A Guerra foi afinal uma grande devoradora de vidas humanas. A participação de Portugal, na Guerra, agravou os conflitos político-sociais, a instabilidade governativa, acarretou situações de fome especialmente nos meios urbanos, sendo frequentes os assaltos a armazéns e lojas, onde existiam produtos de primeira necessidade. Além do agravamento das condições de vida da população, a situação sanitária também se deteriorou.
As epidemias ou surtos epidémicos, como a varíola febre tifóide, tifo e disenteria, foram fator causador de muitas mortes.

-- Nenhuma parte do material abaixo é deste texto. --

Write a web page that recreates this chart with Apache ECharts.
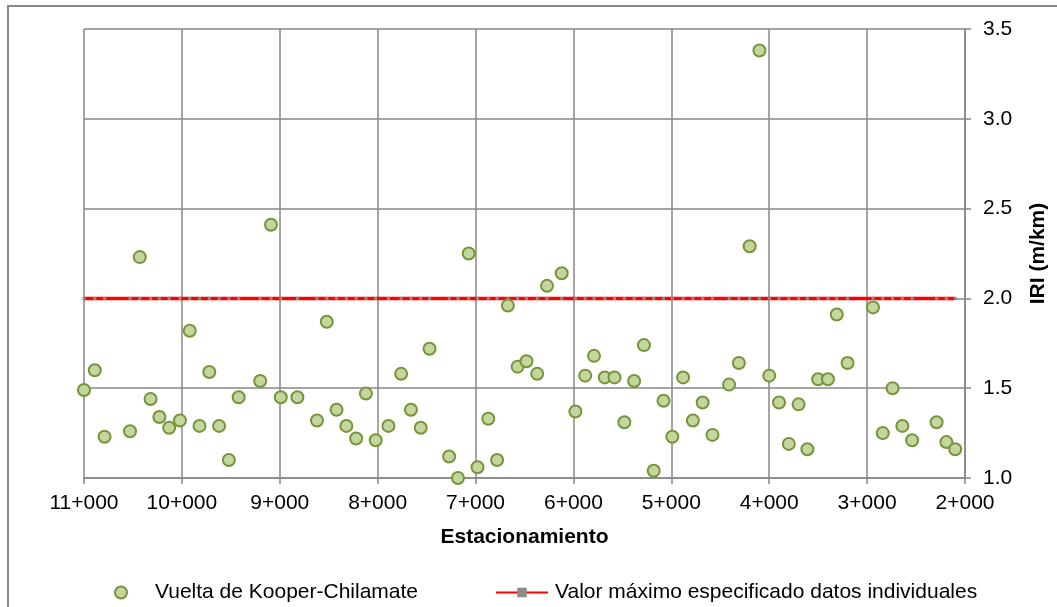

Especialmente, em 1918, as Taxas de Mortalidade em geral e Mortalidade Infantil em particular foram das mais elevadas deste período histórico que temos estado a estudar, com muitos mortos, causados pela gripe espanhola a que se juntaram outros pela degradação das condições de saúde, como as más condições de vida da população, com uma alimentação pobre e uma má qualidade de alojamento, sobretudo nos grandes centros urbanos. O pão era ao mesmo preço, mas mais leve, e o peixe, carne, manteiga, eram vendidos a preços elevados, devido a impostos e taxas alfandegárias, que o Governo à falta de outra solução não rejeitava.